Lord Diplock observed :
"Judicial review has, I think, developed to a stage today when, without reiterating any analysis of the steps by which the development has come about, one can conveniently classify under three heads the grounds on which administrative action is subject to control by judicial review. The first ground I would call 'illegality', the second 'irrationality' and third 'procedural impropriety'. That is not to say further development on a case by case basis may not in course of time add further grounds. I have in mind particularly the possible adoption in the future of the principle of 'proportionality' which is recognized in the administrative law of several of our fellow members of the European Economic Community."

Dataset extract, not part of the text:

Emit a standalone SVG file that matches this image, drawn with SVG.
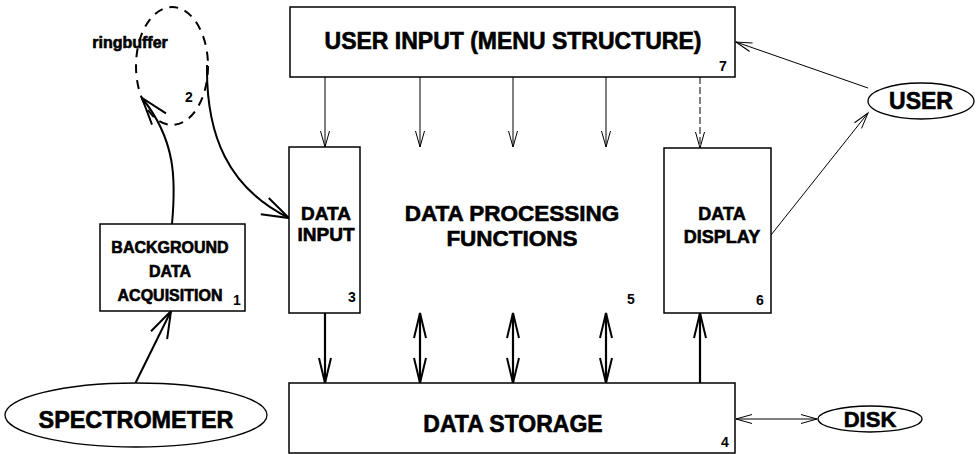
<svg xmlns="http://www.w3.org/2000/svg" width="976" height="454" viewBox="0 0 976 454">
  <style>
    .box { fill: #fff; stroke: #000; stroke-width: 1.5; }
    .oval { fill: #fff; stroke: #000; stroke-width: 1.3; }
    .lbl { font-family: "Liberation Sans", Arial, Helvetica, sans-serif; font-weight: bold; fill: #000; stroke: #000; stroke-width: 0.6; text-anchor: middle; }
    .num { font-family: "Liberation Sans", Arial, Helvetica, sans-serif; font-weight: bold; font-size: 14px; fill: #000; text-anchor: middle; }
    .thin { fill: none; stroke: #000; stroke-width: 1; }
    .thick { fill: none; stroke: #000; stroke-width: 2.2; }
    .curve { fill: none; stroke: #000; stroke-width: 2; }
  </style>
  <defs>
    <!-- open V arrowheads, sized in user units -->
    <marker id="vSmall" viewBox="-18 -6 20 12" refX="0" refY="0" markerWidth="20" markerHeight="12" orient="auto-start-reverse" markerUnits="userSpaceOnUse">
      <path d="M-16,-4.5 L0,0 L-16,4.5" fill="none" stroke="#000" stroke-width="1"/>
    </marker>
    <marker id="vLarge" viewBox="-28 -8 30 16" refX="0" refY="0" markerWidth="30" markerHeight="16" orient="auto-start-reverse" markerUnits="userSpaceOnUse">
      <path d="M-25,-6 L0,0 L-25,6" fill="none" stroke="#000" stroke-width="2"/>
    </marker>
    <marker id="vCurve" viewBox="-30 -12 32 24" refX="0" refY="0" markerWidth="32" markerHeight="24" orient="auto" markerUnits="userSpaceOnUse">
      <path d="M-27,-9 L0,0 L-27,9" fill="none" stroke="#000" stroke-width="2"/>
    </marker>
  </defs>

  <!-- connectors -->
  <g id="connectors">
    <!-- menu structure feeding the functions below -->
    <line class="thin" x1="325" y1="77" x2="325" y2="147" marker-end="url(#vSmall)"/>
    <line class="thin" x1="420" y1="77" x2="420" y2="147" marker-end="url(#vSmall)"/>
    <line class="thin" x1="513" y1="77" x2="513" y2="147" marker-end="url(#vSmall)"/>
    <line class="thin" x1="606" y1="77" x2="606" y2="147" marker-end="url(#vSmall)"/>
    <line class="thin" x1="700" y1="77" x2="700" y2="148" stroke-dasharray="7 3" marker-end="url(#vSmall)"/>

    <!-- storage links -->
    <line class="thick" x1="325" y1="313" x2="325" y2="383" marker-end="url(#vLarge)"/>
    <line class="thick" x1="420" y1="313" x2="420" y2="383" marker-start="url(#vLarge)" marker-end="url(#vLarge)"/>
    <line class="thick" x1="513" y1="313" x2="513" y2="383" marker-start="url(#vLarge)" marker-end="url(#vLarge)"/>
    <line class="thick" x1="606" y1="313" x2="606" y2="383" marker-start="url(#vLarge)" marker-end="url(#vLarge)"/>
    <line class="thick" x1="700" y1="383" x2="700" y2="313" marker-end="url(#vLarge)"/>

    <!-- user interaction -->
    <line class="thin" x1="868" y1="88" x2="736" y2="42" marker-end="url(#vSmall)"/>
    <line class="thin" x1="771" y1="235" x2="868" y2="113" marker-end="url(#vSmall)"/>

    <!-- disk exchange -->
    <line class="thin" x1="736" y1="419" x2="817" y2="419" marker-start="url(#vSmall)" marker-end="url(#vSmall)"/>

    <!-- acquisition path -->
    <line class="curve" x1="135" y1="384" x2="171" y2="311" marker-end="url(#vCurve)"/>
    <path class="curve" d="M172,224 C176,180 176,140 142,98" marker-end="url(#vCurve)"/>
    <path class="curve" d="M207,65 C206,135 228,188 289,218" marker-end="url(#vCurve)"/>
  </g>

  <g id="ringbuffer">
    <ellipse cx="172" cy="66" rx="36" ry="59" fill="none" stroke="#000" stroke-width="2" stroke-dasharray="9 7"/>
    <text class="lbl" x="130" y="48" font-size="16" stroke-width="0.4">ringbuffer</text>
    <text class="num" x="189" y="102">2</text>
  </g>

  <g id="user-input">
    <rect class="box" x="290" y="7" width="445" height="70"/>
    <text class="lbl" x="513" y="49" font-size="23">USER INPUT (MENU STRUCTURE)</text>
    <text class="num" x="723" y="71">7</text>
  </g>

  <g id="data-input">
    <rect class="box" x="289" y="147" width="71" height="166"/>
    <text class="lbl" x="326" y="220" font-size="19">DATA</text>
    <text class="lbl" x="326" y="241" font-size="19">INPUT</text>
    <text class="num" x="352" y="302">3</text>
  </g>

  <g id="processing">
    <text class="lbl" x="512" y="221" font-size="22.5">DATA PROCESSING</text>
    <text class="lbl" x="512" y="246" font-size="22.5">FUNCTIONS</text>
    <text class="num" x="631" y="304">5</text>
  </g>

  <g id="data-display">
    <rect class="box" x="664" y="148" width="107" height="165"/>
    <text class="lbl" x="722" y="220" font-size="18">DATA</text>
    <text class="lbl" x="722" y="243" font-size="18">DISPLAY</text>
    <text class="num" x="760" y="305">6</text>
  </g>

  <g id="data-storage">
    <rect class="box" x="289" y="383" width="446" height="70"/>
    <text class="lbl" x="513" y="432" font-size="23">DATA STORAGE</text>
    <text class="num" x="725" y="447">4</text>
  </g>

  <g id="acquisition">
    <rect class="box" x="100" y="224" width="145" height="87"/>
    <text class="lbl" x="170" y="253" font-size="16" stroke-width="0.5">BACKGROUND</text>
    <text class="lbl" x="170" y="277" font-size="16" stroke-width="0.5">DATA</text>
    <text class="lbl" x="170" y="301" font-size="16" stroke-width="0.5">ACQUISITION</text>
    <text class="num" x="237" y="305" font-size="12">1</text>
  </g>

  <g id="spectrometer">
    <ellipse class="oval" cx="136" cy="415" rx="131" ry="32"/>
    <text class="lbl" x="136" y="428" font-size="23.4">SPECTROMETER</text>
  </g>

  <g id="user">
    <ellipse class="oval" cx="921" cy="101" rx="53" ry="18"/>
    <text class="lbl" x="921" y="109" font-size="23">USER</text>
  </g>

  <g id="disk">
    <ellipse class="oval" cx="870" cy="419" rx="52" ry="13"/>
    <text class="lbl" x="870" y="427" font-size="22">DISK</text>
  </g>
</svg>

In the backdrop of the facts and circumstances of the present case, it is found that so far nothing could be established to the satisfaction of the judicial conscience of the Court so as to hold that the authority concerned has acted with bias or there is absence of fair hearing or that the authority has taken into account irrelevant consideration or there is denial of an opportunity of fair hearing. True, it is prejudice to any man to be denied justice but it would be placing the cart before the horse to say so in connection with the cases under reference.
Accordingly, I find it difficult, if not impossible, to accept the grievances as ventilated in the cases. The present applications being W.P. No. 25294(W) of 2007, W.P. No. 20978 (W) of 2006 and W.P. No. 23868 (W) of 2005 fail and be dismissed.
It may be mentioned that the writ petitioners may very well raise all the points as taken in the three applications under Article 226 of the Constitution at the proper stage and before the appropriate forum.
Consequently, all the pending applications stand disposed.
There is no order as to costs.
Xerox certified copy of the judgment be supplied to the parties, if applied for, as expeditiously as possible.